Tapaderas estatales y cloacas metafóricas, el mundo de “Cóndor” es un mundo donde se maneja una información excesiva, en el que para “curarse en salud”, se coloca el parche antes de que aparezca le herida; en el que la previsión se confunde con el dominio y el espionaje clásico se emborrona con el control y el poder, hasta averiguar quién fue novio de quién… o la talla de un sombrero… Lo ilustra el momento en que Turner, en posterior conversación telefónica, pregunta a Higgins por alguien llamado Leonard Atwood (Addison Powell), cuando este se encuentra precisamente al lado del jerarca.
Los tres días del Cóndor es una ficción que da en la diana de la “realidad” (en este caso, una operación encubierta en Oriente Medio), aquella que se teje en conversaciones nocturnas frente al Monumento a Washington, o en enclaves situados bajo tierra.

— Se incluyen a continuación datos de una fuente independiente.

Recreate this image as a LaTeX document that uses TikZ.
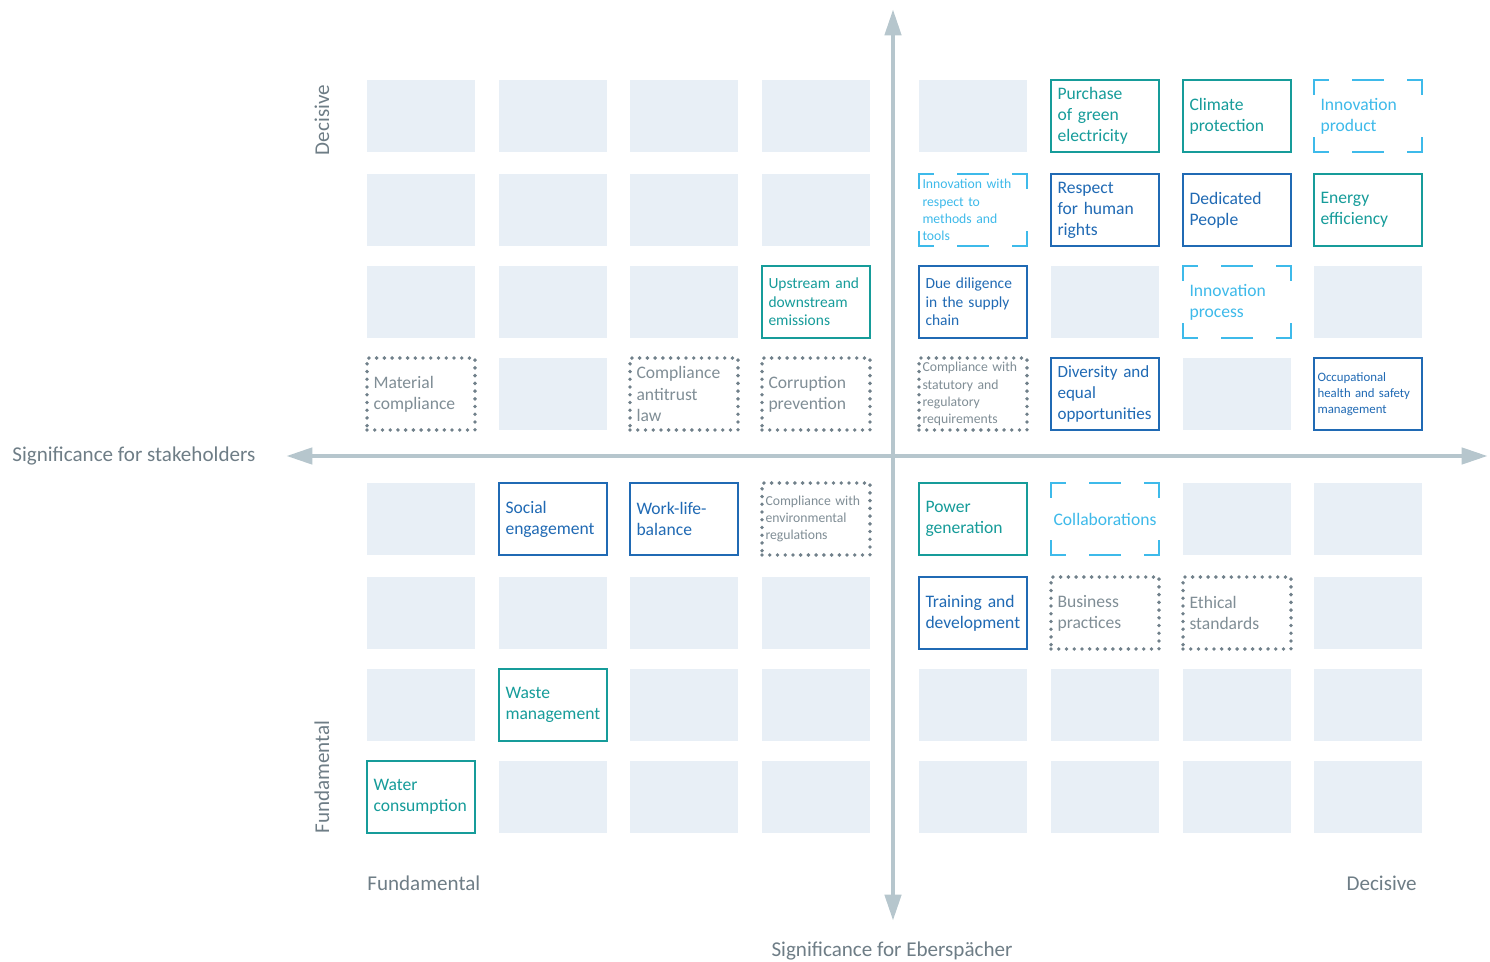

Y por otra parte, de forma nada desdeñable, evidencia lo fácil que resulta, con ayuda del lenguaje, “fabricar la verdad”, venderla, distorsionarla, jugar con esos “actos de habla” que tan bien definiera John Searle (1932). No en vano, al ser preguntado por Higgins si echa de menos los tiempos pasados, el maduro director de la Compañía, Mr. Wabash, resume la situación diciendo “echo de menos aquel tipo de claridad”. Ciertamente, este es el Otoño de la Edad Posmoderna.